かつての主である小西行長はすでに刑死していたため、高野山に身をひそめる(その間高野山の秘術を学んだと思われる)。
大坂の陣にて真田信繁(真田幸村)と共に戦うが敗戦。肥後の国天草島へ落ちのび『森宗意軒』と改名し島原の乱へ。

どうですか?
非常に胡散臭いですよね。
実在を疑われるのも納得です。

神職の出自でキリシタン大名小西行長に仕え朝鮮に行く途中に南蛮船に拾われオランダへ行きさらに中国で学んだあと高野山で修業し大阪で真田幸村と共に戦い最後は天草四郎と島原で殉教する。

いやいやいやいや、あまりにも波乱万丈すぎるでしょ!
こんなん物書きがほっとくわけありません。
主人公ではないものの重要人物として登場する有名な作品があります。

それは、山田風太郎『魔界転生』です。

こちらの小説の中で『森宗意軒』は忍法「魔界転生」を操る黒幕的存在として登場します。
映画や舞台、漫画などになっているので見たことはなくても「魔界転生」というタイトルは耳にしたことがあるのではないでしょうか。

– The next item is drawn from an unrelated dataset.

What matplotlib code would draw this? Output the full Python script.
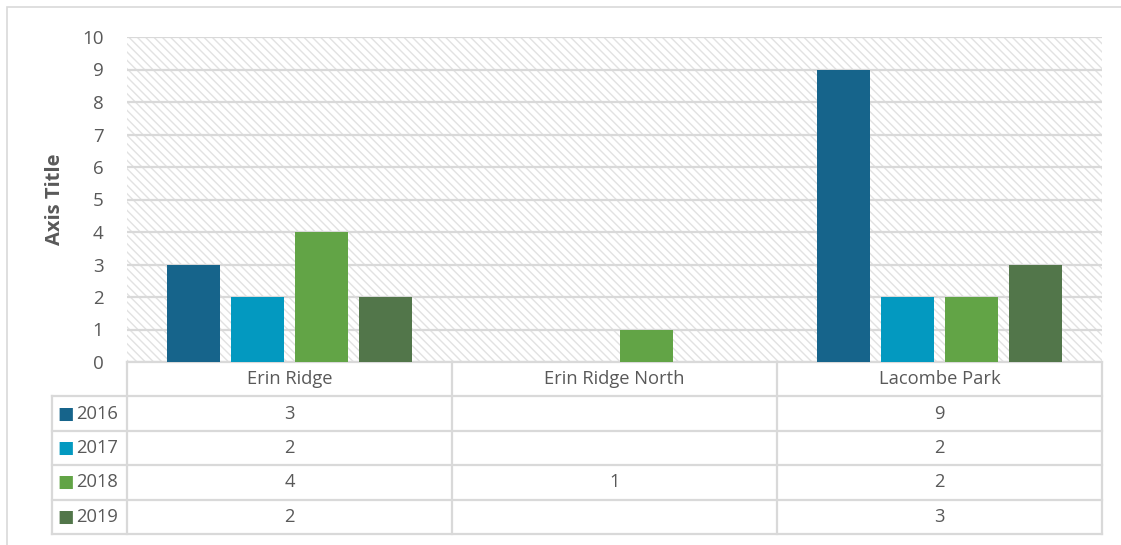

1981年公開。主演:千葉真一・沢田研二、監督:深作欣二。

2003年公開。主演:佐藤浩市・窪塚洋介、監督:平山秀幸。

あれ? でも映画観たことあるけど『森宗意軒』という登場人物に心当たりがないよ?
首を傾げた方もいらっしゃるでしょう。

そうなんです。重要人物なのに出てないんです。カットされているんです。
映画でも舞台でも天草四郎が忍法「魔界転生」を使うというように設定が変更され存在自体が抹消されがちな悲しき黒幕『森宗意軒』。
もう一度映画化されたら原作準拠であることを願うばかりです。